清脆的破碎聲從餐刀上傳出,但那股來自根源規則的可怕力量還是施加在宿管的身上,骨棒寸寸崩裂,宿管也被這一下抽飛出去,身體在空中不斷轉著圈。
“砰——”
巨大的骷髏架子砸在牆壁上,幾乎要嵌入牆體,宿管癱軟地坐倒在地上,上半身的骨頭嚴重錯位,看起來就像是整塊腰間盤向前突出,而正面接下李花朝那一刀的右臂也出現肉眼可見的骨折。
“真好,宿管要是得骨科病,那都不用拍x光了。”李花朝的吐槽聲幽幽傳來,但這並不代表他現在的狀態好,相反,他左右兩臂全都脫臼了,骨頭裡也出現了不同程度的折損。
然而最讓他感到難受的還是頭暈,他也記不清自己到底轉了多少圈,那種情況下還能準確找到宿管的位置全憑他野獸一般的戰鬥直覺。
他晃晃腦袋,站穩腳便向著虞良和薛武斌兩人跑來,由於兩臂完全脫落,現在他的雙手垂在身體兩邊,隨著他的跑動一晃一晃的,就像是沒長在他身上一樣。
“快走,這傢伙還沒死。

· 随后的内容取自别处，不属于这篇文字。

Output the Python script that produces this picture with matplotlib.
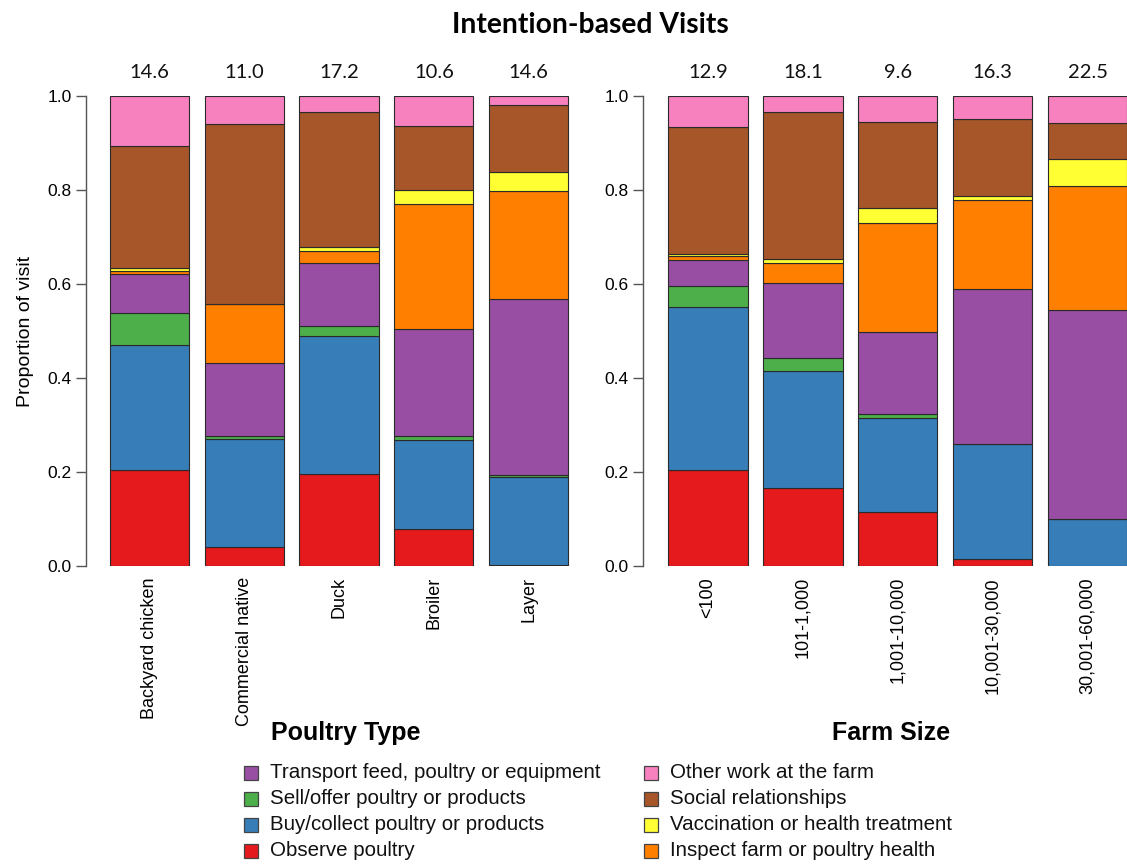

”李花朝招呼著兩人,然後飛快地從一側樓梯跑下去。
剛剛那一下威力的確是大,但仍然沒有到宿管承受的極限,只能暫時打暈它,而他現在卻是兩臂脫臼失去戰鬥能力,肯定得跑路。
“等等,我給你上個治療狀態。”薛武斌連忙追上去,手一揮,一片綠光便籠罩住李花朝,“治癒類的圖章,三個小時內只要不劇烈運動就能恢復傷勢。”

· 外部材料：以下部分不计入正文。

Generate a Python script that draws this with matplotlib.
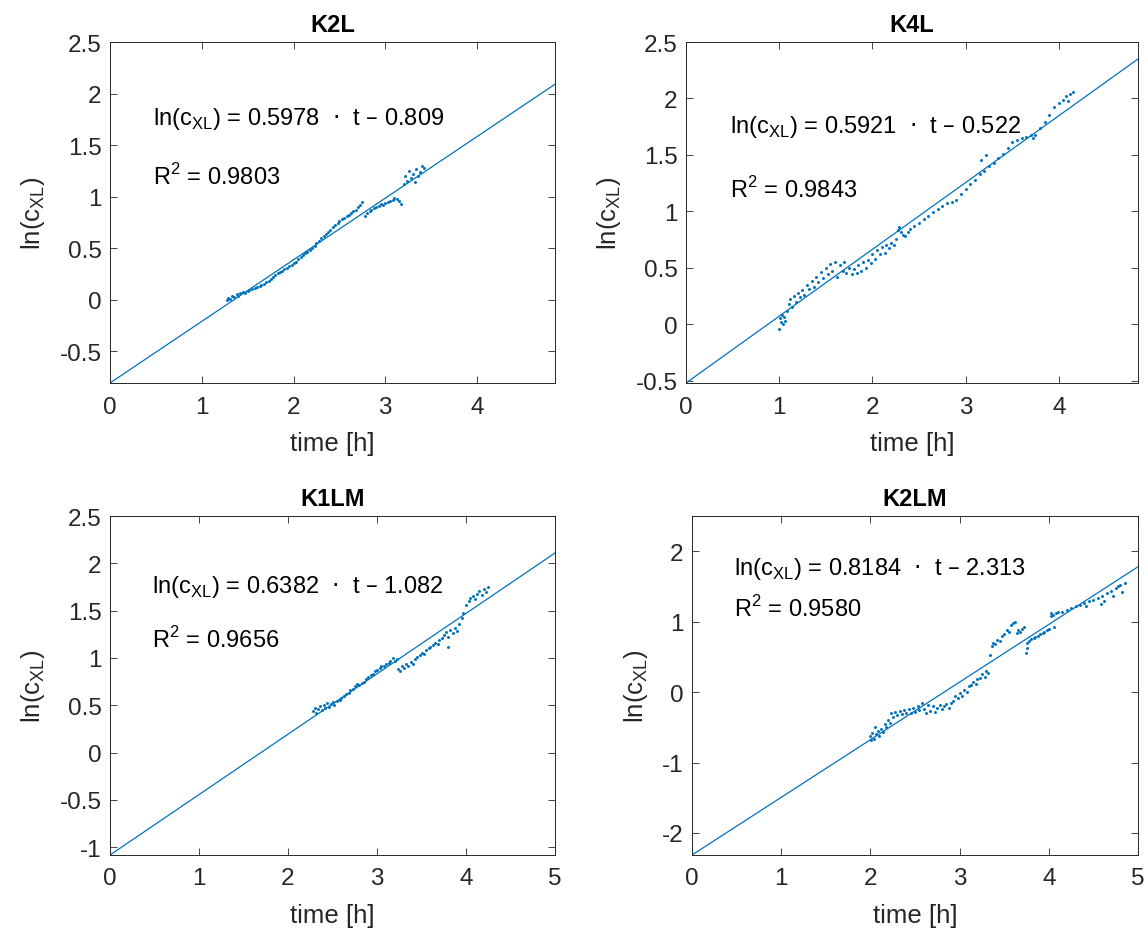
import matplotlib
matplotlib.use("Agg")
import matplotlib.pyplot as plt
from matplotlib.ticker import FormatStrFormatter

plt.rcParams['font.family'] = ['Liberation Sans', 'DejaVu Sans']
plt.rcParams['axes.unicode_minus'] = False

blue = '#0072BD'
dark = '#262626'

titles = ['K2L', 'K4L', 'K1LM', 'K2LM']
slopes = [0.5978, 0.5921, 0.6382, 0.8184]
intercepts = [-0.809, -0.522, -1.082, -2.313]
r2 = ['0.9803', '0.9843', '0.9656', '0.9580']
xmax = [4.85, 4.85, 5.0, 5.0]
ymax = [2.5, 2.5, 2.5, 2.5]

# K2L
t1 = [1.27, 1.29, 1.31, 1.33, 1.35, 1.38, 1.40, 1.42, 1.45, 1.47, 1.50, 1.52, 1.55, 1.58, 1.60,
      1.63, 1.65, 1.68, 1.70, 1.73, 1.75, 1.78, 1.80, 1.83, 1.85, 1.88, 1.90, 1.93, 1.95, 1.98,
      2.00, 2.03, 2.05, 2.08, 2.10, 2.13, 2.15, 2.18, 2.20, 2.23, 2.25, 2.28, 2.30, 2.33, 2.35,
      2.38, 2.40, 2.43, 2.45, 2.48, 2.50, 2.53, 2.55, 2.58, 2.60, 2.63, 2.65, 2.68, 2.70, 2.73,
      2.75, 2.78, 2.80, 2.83, 2.85, 2.88, 2.90, 2.93, 2.95, 2.98, 3.00, 3.03, 3.05, 3.08, 3.10,
      3.13, 3.15, 3.17, 3.20, 3.22, 3.24, 3.26, 3.28, 3.30, 3.32, 3.34, 3.36, 3.38, 3.40, 3.42]
y1 = [0.00, 0.02, 0.01, 0.04, 0.03, 0.05, 0.04, 0.06, 0.07, 0.06, 0.08, 0.09, 0.10, 0.11, 0.12,
      0.13, 0.14, 0.15, 0.17, 0.18, 0.20, 0.22, 0.24, 0.26, 0.27, 0.28, 0.30, 0.31, 0.33, 0.34,
      0.36, 0.37, 0.39, 0.41, 0.43, 0.45, 0.46, 0.48, 0.50, 0.52, 0.55, 0.57, 0.60, 0.62, 0.64,
      0.66, 0.68, 0.70, 0.72, 0.74, 0.76, 0.78, 0.79, 0.81, 0.82, 0.84, 0.86, 0.87, 0.90, 0.92,
      0.95, 0.81, 0.84, 0.86, 0.87, 0.89, 0.90, 0.91, 0.93, 0.92, 0.94, 0.95, 0.96, 0.97, 0.99,
      0.98, 0.96, 0.93, 1.12, 1.20, 1.15, 1.25, 1.18, 1.22, 1.14, 1.27, 1.20, 1.24, 1.30, 1.28]

# K4L
t2 = [1.00, 1.01, 1.02, 1.03, 1.04, 1.05, 1.06, 1.08, 1.10, 1.12, 1.14, 1.16, 1.18, 1.20, 1.22,
      1.25, 1.27, 1.30, 1.32, 1.35, 1.37, 1.40, 1.42, 1.45, 1.47, 1.50, 1.52, 1.55, 1.57, 1.60,
      1.62, 1.65, 1.68, 1.70, 1.72, 1.75, 1.78, 1.80, 1.83, 1.85, 1.88, 1.90, 1.93, 1.95, 1.98,
      2.00, 2.03, 2.05, 2.08, 2.10, 2.13, 2.15, 2.18, 2.20, 2.23, 2.25, 2.27, 2.29, 2.31, 2.33,
      2.35, 2.38, 2.40, 2.45, 2.50, 2.55, 2.60, 2.65, 2.70, 2.75, 2.80, 2.85, 2.90, 2.95, 3.00,
      3.05, 3.10, 3.15, 3.17, 3.20, 3.22, 3.25, 3.30, 3.35, 3.40, 3.45, 3.50, 3.55, 3.60, 3.65,
      3.70, 3.72, 3.75, 3.80, 3.85, 3.90, 3.95, 4.00, 4.05, 4.08, 4.10, 4.12, 4.15]
y2 = [-0.04, 0.05, 0.02, 0.08, 0.00, 0.06, 0.03, 0.12, 0.18, 0.22, 0.15, 0.25, 0.20, 0.28, 0.24,
      0.30, 0.26, 0.35, 0.31, 0.38, 0.33, 0.42, 0.37, 0.46, 0.41, 0.50, 0.44, 0.53, 0.47, 0.55,
      0.42, 0.52, 0.47, 0.55, 0.45, 0.50, 0.44, 0.49, 0.45, 0.52, 0.47, 0.55, 0.50, 0.57, 0.54,
      0.62, 0.58, 0.66, 0.62, 0.68, 0.63, 0.70, 0.67, 0.72, 0.70, 0.75, 0.83, 0.86, 0.82, 0.79,
      0.78, 0.82, 0.84, 0.87, 0.90, 0.93, 0.96, 0.99, 1.02, 1.05, 1.07, 1.08, 1.10, 1.15, 1.20,
      1.24, 1.28, 1.33, 1.45, 1.36, 1.50, 1.40, 1.43, 1.47, 1.51, 1.56, 1.61, 1.63, 1.65, 1.66,
      1.68, 1.65, 1.68, 1.74, 1.79, 1.85, 1.92, 1.96, 1.99, 2.02, 1.98, 2.04, 2.06]

# K1LM
t3 = [2.28, 2.30, 2.32, 2.34, 2.36, 2.38, 2.40, 2.42, 2.44, 2.46, 2.48, 2.50, 2.52, 2.55, 2.58,
      2.60, 2.63, 2.65, 2.68, 2.70, 2.73, 2.75, 2.78, 2.80, 2.83, 2.85, 2.88, 2.90, 2.93, 2.95,
      2.98, 3.00, 3.03, 3.05, 3.08, 3.10, 3.13, 3.15, 3.18, 3.20, 3.22, 3.24, 3.26, 3.28, 3.30,
      3.33, 3.35, 3.38, 3.40, 3.43, 3.45, 3.48, 3.50, 3.53, 3.55, 3.58, 3.60, 3.63, 3.65, 3.68,
      3.70, 3.73, 3.75, 3.78, 3.80, 3.80, 3.82, 3.85, 3.88, 3.90, 3.92, 3.95, 3.97, 4.00, 4.03,
      4.05, 4.08, 4.10, 4.12, 4.15, 4.18, 4.20, 4.22, 4.25]
y3 = [0.44, 0.47, 0.42, 0.46, 0.49, 0.45, 0.50, 0.47, 0.52, 0.48, 0.51, 0.53, 0.50, 0.55, 0.56,
      0.58, 0.60, 0.62, 0.63, 0.66, 0.67, 0.70, 0.72, 0.71, 0.74, 0.75, 0.78, 0.80, 0.82, 0.83,
      0.86, 0.87, 0.89, 0.92, 0.91, 0.94, 0.95, 0.97, 1.00, 0.97, 0.99, 0.88, 0.86, 0.91, 0.89,
      0.94, 0.91, 0.96, 0.94, 0.99, 1.01, 1.03, 1.05, 1.04, 1.08, 1.10, 1.12, 1.14, 1.16, 1.15,
      1.19, 1.21, 1.24, 1.27, 1.22, 1.12, 1.30, 1.26, 1.32, 1.28, 1.36, 1.42, 1.47, 1.56, 1.60,
      1.63, 1.65, 1.62, 1.68, 1.71, 1.67, 1.73, 1.70, 1.75]

# K2LM
t4 = [2.00, 2.01, 2.02, 2.04, 2.05, 2.06, 2.08, 2.10, 2.12, 2.14, 2.16, 2.18, 2.20, 2.22, 2.23,
      2.25, 2.28, 2.30, 2.33, 2.35, 2.38, 2.40, 2.43, 2.45, 2.48, 2.50, 2.53, 2.55, 2.58, 2.60,
      2.62, 2.65, 2.67, 2.70, 2.72, 2.75, 2.78, 2.80, 2.83, 2.85, 2.88, 2.90, 2.93, 2.95, 2.98,
      3.00, 3.03, 3.05, 3.08, 3.10, 3.13, 3.15, 3.18, 3.20, 3.23, 3.25, 3.28, 3.30, 3.32, 3.34,
      3.36, 3.38, 3.40, 3.42, 3.45, 3.48, 3.50, 3.53, 3.55, 3.58, 3.60, 3.62, 3.64, 3.66, 3.68,
      3.70, 3.72, 3.74, 3.75, 3.76, 3.78, 3.80, 3.83, 3.85, 3.88, 3.90, 3.93, 3.95, 3.98, 4.00,
      4.02, 4.03, 4.05, 4.06, 4.08, 4.10, 4.15, 4.20, 4.25, 4.30, 4.35, 4.40, 4.42, 4.45, 4.50,
      4.55, 4.58, 4.60, 4.62, 4.65, 4.70, 4.72, 4.75, 4.78, 4.80, 4.82, 4.85]
y4 = [-0.63, -0.68, -0.58, -0.66, -0.50, -0.60, -0.55, -0.62, -0.52, -0.57, -0.46, -0.50, -0.40, -0.44, -0.30,
      -0.35, -0.28, -0.33, -0.27, -0.31, -0.26, -0.30, -0.24, -0.29, -0.22, -0.28, -0.20, -0.26, -0.15, -0.24,
      -0.29, -0.18, -0.27, -0.20, -0.28, -0.22, -0.19, -0.24, -0.20, -0.17, -0.22, -0.15, -0.12, -0.05, -0.08,
      -0.02, -0.05, 0.03, 0.00, 0.08, 0.10, 0.14, 0.12, 0.18, 0.20, 0.25, 0.22, 0.30, 0.27, 0.52,
      0.66, 0.70, 0.68, 0.74, 0.72, 0.80, 0.83, 0.88, 0.86, 0.95, 0.98, 1.00, 0.84, 0.88, 0.86,
      0.90, 0.92, 0.56, 0.62, 0.70, 0.73, 0.75, 0.77, 0.78, 0.80, 0.82, 0.84, 0.86, 0.88, 0.90,
      1.08, 1.12, 1.10, 0.93, 1.12, 1.13, 1.14, 1.17, 1.19, 1.22, 1.24, 1.27, 1.22, 1.30, 1.31,
      1.34, 1.25, 1.37, 1.30, 1.40, 1.44, 1.36, 1.48, 1.50, 1.52, 1.42, 1.55]

ts = [t1, t2, t3, t4]
ys = [y1, y2, y3, y4]

# axes boxes in pixels: left, right, top, bottom
boxes = [(110, 555, 43, 384), (686, 1138, 43, 384),
         (110, 555, 517, 856), (692, 1138, 517, 856)]
yticks = [[-0.5, 0, 0.5, 1, 1.5, 2, 2.5], [-0.5, 0, 0.5, 1, 1.5, 2, 2.5],
          [-1, -0.5, 0, 0.5, 1, 1.5, 2, 2.5], [-2, -1, 0, 1, 2]]
xticks = [[0, 1, 2, 3, 4], [0, 1, 2, 3, 4], [0, 1, 2, 3, 4, 5], [0, 1, 2, 3, 4, 5]]

W, H = 1148, 929
fig = plt.figure(figsize=(W / 100, H / 100), dpi=100)

for i in range(4):
    l, r, tp, b = boxes[i]
    ax = fig.add_axes([l / W, 1 - b / H, (r - l) / W, (b - tp) / H])
    ax.plot(ts[i], ys[i], '.', color=blue, markersize=4.3, markeredgewidth=0)
    fx = [0, xmax[i]]
    fy = [intercepts[i] + slopes[i] * v for v in fx]
    ax.plot(fx, fy, '-', color=blue, linewidth=0.9)
    ax.set_xlim(0, xmax[i])
    ax.set_ylim(intercepts[i], ymax[i])
    ax.set_xticks(xticks[i])
    ax.set_yticks(yticks[i])
    ax.yaxis.set_major_formatter(FormatStrFormatter('%g'))
    ax.tick_params(direction='in', top=True, right=True, length=5, width=0.6,
                   colors=dark, labelsize=17.5)
    ax.tick_params(axis='x', pad=9)
    ax.tick_params(axis='y', pad=6)
    for s in ax.spines.values():
        s.set_color(dark)
        s.set_linewidth(0.7)
    ax.set_title(titles[i], fontsize=17, fontweight='bold', color='black', pad=8)
    ax.set_xlabel('time [h]', fontsize=18.5, color=dark, labelpad=10)
    ax.set_ylabel(r'ln(c$_\mathregular{XL}$)', fontsize=18.5, color=dark, labelpad=9)
    sign = '–' if intercepts[i] < 0 else '+'
    eq = r'ln(c$_\mathregular{XL}$) = %.4f  $\cdot$  t %s %.3f' % (slopes[i], sign, abs(intercepts[i]))
    ax.text(0.47, 1.76, eq, fontsize=17, va='center', ha='left', color='black')
    ax.text(0.47, 1.2, r'R$^\mathregular{2}$ = ' + r2[i], fontsize=17, va='center', ha='left', color='black')

fig.savefig('out.png', dpi=100, facecolor='white')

似乎是擔心李花朝這跳脫的性格,他又補充一句:“這種圖章我就這一個,千萬別亂動。”
“知道知道!”李花朝點頭道,然後他像是想起了什麼,回頭看向那眼巴巴望著自己的紅裙女人,又快步跑回去,“把她放我背上。”
“這你還要帶著她嗎?”薛武斌此時也是忍不住道,他走向那紅裙女人,而紅裙女人就像是忠犬一般警戒,衝著薛武斌露出兇厲的目光。
可惜她現在嘴被黑色膠帶封住,不然高低得衝著薛武斌吠兩聲。
薛武斌心下犯憷,看著紅裙女人尖利的長指甲不敢上前,他有些擔心自己被無差別襲擊,現在看起來只有李花朝不會被她攻擊。
所以他看一眼邊上站著不動的虞良。
虞良敲兩下盲杖,腳步依舊沒動。
喂,看我幹嘛,我只是個盲人而已誒,你不會要叫我幫李花朝搬吧?
無奈,薛武斌只得選擇自己上,好在紅裙女人被李花朝管得服服帖帖,說不動就不動,只是用一種陰森的眼神直勾勾地盯著薛武斌。

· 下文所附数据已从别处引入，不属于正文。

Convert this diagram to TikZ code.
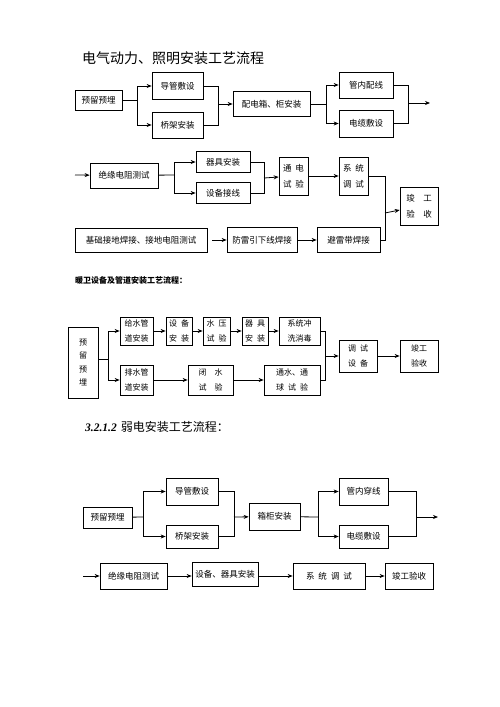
\documentclass[tikz,border=0pt]{standalone}
\usepackage{fontspec}
\setmainfont{Noto Sans CJK SC}
\newfontfamily\numfont{Liberation Serif}
\usetikzlibrary{arrows.meta,positioning}
\newcommand{\cgap}{\hspace{4pt}}

\begin{document}
\begin{tikzpicture}[
    x=1pt, y=-1pt,
    box/.style={draw, line width=0.7pt, inner sep=0pt, align=center, font=\fontsize{8.5}{16}\selectfont},
    tallbox/.style={box, font=\fontsize{8}{15}\selectfont},
    title/.style={anchor=west, inner sep=0pt},
    arrow/.style={-{Stealth[length=5pt,width=4pt]}, line width=0.8pt},
    line/.style={line width=0.8pt},
]
\useasboundingbox (0,0) rectangle (500,707);

% Electrical flow
\node[title, font=\fontsize{14}{16}\selectfont] (title1) at (82,58) {电气动力、照明安装工艺流程};

\node[box, minimum width=47, minimum height=20] (yl1) at (98.5,100) {预留预埋};
\node[box, minimum width=51, minimum height=27] (dg1) at (177.5,86) {导管敷设};
\node[box, minimum width=51, minimum height=26] (qj1) at (177.5,125) {桥架安装};
\node[box, minimum width=77, minimum height=25] (pd1) at (271.5,104) {配电箱、柜安装};
\node[box, minimum width=54, minimum height=26] (gn1) at (366,85) {管内配线};
\node[box, minimum width=54, minimum height=27] (dl1) at (366,123.5) {电缆敷设};

\coordinate (b1) at (137,100);
\coordinate (m1) at (218,104);
\coordinate (b2) at (326,104);
\coordinate (m2) at (408,103);
\coordinate (out1) at (430,103);

\draw[line] (yl1) -- (b1);
\draw[arrow] (b1) |- (dg1);
\draw[arrow] (b1) |- (qj1);
\draw[line] (dg1) -| (m1);
\draw[line] (qj1) -| (m1);
\draw[arrow] (m1) -- (pd1);
\draw[line] (pd1) -- (b2);
\draw[arrow] (b2) |- (gn1);
\draw[arrow] (b2) |- (dl1);
\draw[line] (gn1) -| (m2);
\draw[line] (dl1) -| (m2);
\draw[arrow] (m2) -- (out1);

% Testing row
\coordinate (in2) at (75,175);
\node[box, minimum width=68, minimum height=25] (jy1) at (124,175.5) {绝缘电阻测试};
\node[box, minimum width=54, minimum height=21] (qa1) at (223,162) {器具安装};
\node[box, minimum width=54, minimum height=21] (sb1) at (223,193) {设备接线};
\node[box, minimum width=29, minimum height=38] (td1) at (293.5,176) {通\cgap 电\\试\cgap 验};
\node[box, minimum width=29, minimum height=38] (xt1) at (353.5,176) {系\cgap 统\\调\cgap 试};
\node[box, minimum width=38, minimum height=38] (jg1) at (419,206) {竣　工\\验　收};

\coordinate (b3) at (174,175);
\coordinate (m3) at (264,178);
\coordinate (m4) at (385,213);

\draw[arrow] (in2) -- (jy1);
\draw[line] (jy1) -- (b3);
\draw[arrow] (b3) |- (qa1);
\draw[arrow] (b3) |- (sb1);
\draw[line] (qa1) -| (m3);
\draw[line] (sb1) -| (m3);
\draw[arrow] (m3) -- (td1);
\draw[arrow] (td1) -- (xt1);

% Grounding row
\node[box, minimum width=132, minimum height=24] (jd1) at (141,240) {基础接地焊接、接地电阻测试};
\node[box, minimum width=70, minimum height=25] (fl1) at (262,240) {防雷引下线焊接};
\node[box, minimum width=63, minimum height=25] (bl1) at (348.5,240) {避雷带焊接};
\coordinate (in3) at (212,240);

\draw[arrow] (in3) -- (fl1);
\draw[arrow] (fl1) -- (bl1);
\draw[line] (xt1) -| (m4);
\draw[line] (bl1) -| (m4);
\draw[arrow] (m4) -- (jg1);

% Plumbing flow
\node[title, font=\bfseries\fontsize{8}{10}\selectfont] (title2) at (75,280) {暖卫设备及管道安装工艺流程：};

\node[tallbox, minimum width=30, minimum height=71, font=\fontsize{8}{13.5}\selectfont] (yl2) at (83,362.5) {预\\留\\预\\埋};
\node[tallbox, minimum width=33, minimum height=28] (gs2) at (136.5,331) {给水管\\道安装};
\node[tallbox, minimum width=26, minimum height=28] (sb2) at (179,331) {设\cgap 备\\安\cgap 装};
\node[tallbox, minimum width=27, minimum height=28] (sy2) at (216.5,331) {水\cgap 压\\试\cgap 验};
\node[tallbox, minimum width=26, minimum height=28] (qj2) at (255,331) {器\cgap 具\\安\cgap 装};
\node[tallbox, minimum width=41, minimum height=28] (xt2) at (299.5,331) {系统冲\\洗消毒};
\node[tallbox, minimum width=33, minimum height=30] (ps2) at (136.5,380) {排水管\\道安装};
\node[tallbox, minimum width=45, minimum height=30] (bs2) at (210.5,380) {闭　水\\试　验};
\node[tallbox, minimum width=56, minimum height=30] (ts2) at (292,380) {通水、通\\球\cgap 试\cgap 验};
\node[tallbox, minimum width=38, minimum height=32] (ds2) at (358,356) {调\cgap 试\\设\cgap 备};
\node[tallbox, minimum width=38, minimum height=32] (jg2) at (419,356) {竣工\\验收};

\coordinate (b5) at (108,359);
\coordinate (m5) at (325,356);

\draw[line] (yl2.east |- b5) -- (b5);
\draw[arrow] (b5) |- (gs2);
\draw[arrow] (b5) |- (ps2);
\draw[arrow] (gs2) -- (sb2);
\draw[arrow] (sb2) -- (sy2);
\draw[arrow] (sy2) -- (qj2);
\draw[arrow] (qj2) -- (xt2);
\draw[arrow] (ps2) -- (bs2);
\draw[arrow] (bs2) -- (ts2);
\draw[line] (xt2) -| (m5);
\draw[line] (ts2) -| (m5);
\draw[arrow] (m5) -- (ds2);
\draw[arrow] (ds2) -- (jg2);

% Weak current flow
\node[title] (title3) at (85,427) {{\numfont\bfseries\itshape\fontsize{11.5}{14}\selectfont 3.2.1.2}\hspace{4pt}{\fontsize{12}{14}\selectfont 弱电安装工艺流程：}};

\node[box, minimum width=49, minimum height=21] (yl3) at (107.5,517.5) {预留预埋};
\node[box, minimum width=52, minimum height=27] (dg3) at (192,491.5) {导管敷设};
\node[box, minimum width=52, minimum height=23] (qj3) at (192,536.5) {桥架安装};
\node[box, minimum width=51, minimum height=27] (xg3) at (274.5,516.5) {箱柜安装};
\node[box, minimum width=49, minimum height=27] (gn3) at (363.5,491.5) {管内穿线};
\node[box, minimum width=49, minimum height=23] (dl3) at (363.5,536.5) {电缆敷设};

\coordinate (b6) at (143,517);
\coordinate (m6) at (234,517);
\coordinate (b7) at (318,517);
\coordinate (m7) at (416,517);
\coordinate (out3) at (438,517);

\draw[line] (yl3) -- (b6);
\draw[arrow] (b6) |- (dg3);
\draw[arrow] (b6) |- (qj3);
\draw[line] (dg3) -| (m6);
\draw[line] (qj3) -| (m6);
\draw[arrow] (m6) -- (xg3);
\draw[line] (xg3) -- (b7);
\draw[arrow] (b7) |- (gn3);
\draw[arrow] (b7) |- (dl3);
\draw[line] (gn3) -| (m7);
\draw[line] (dl3) -| (m7);
\draw[arrow] (m7) -- (out3);

% Final row
\coordinate (in4) at (83,576);
\node[box, minimum width=67, minimum height=26] (jy3) at (133.5,576) {绝缘电阻测试};
\node[box, minimum width=66, minimum height=24] (sb3) at (225,574) {设备、器具安装};
\node[box, minimum width=72, minimum height=26] (xt3) at (329,576) {系\cgap 统\cgap 调\cgap 试};
\node[box, minimum width=48, minimum height=26] (jg3) at (409,576) {竣工验收};

\draw[arrow] (in4) -- (jy3);
\draw[arrow] (jy3.east) -- (jy3.east -| sb3.west);
\draw[arrow] (sb3.east |- xt3) -- (xt3);
\draw[arrow] (xt3) -- (jg3);

\end{tikzpicture}
\end{document}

眼睛一閉一整,抱起紅裙女人往李花朝背上一掛,這事兒也就這麼過去了。
紅裙女人順從地搭住李花朝的肩膀,扶穩後便任由李花朝揹著。
虞良再看一眼那宿管,它依舊靠著牆,眼眶中的火焰暗澹,似乎還是沒有緩過神來。
“行了,你們先走吧,我再去一號樓看看。”薛武斌說,然後去往不同的方向。
“她在遊戲裡,如果還沒離開遊戲,即便你去找也找不到的。”虞良出聲提醒。
薛武斌笑笑,“總要去看看的,萬一她剛好出來了呢。若是沒有出來,我就給她留一張紙條,她會明白去哪裡找我的。”
“行。”虞良聞言也沒有再阻攔、
“一樓沒有危險,二樓有一隻蛤蟆需要注意,它身上的怪談不是你能解決的。”李花朝也少有地正經了一回,“三樓都是我背後的這種紅裙女人,但只要不進入她們的攻擊範圍就不會有事。”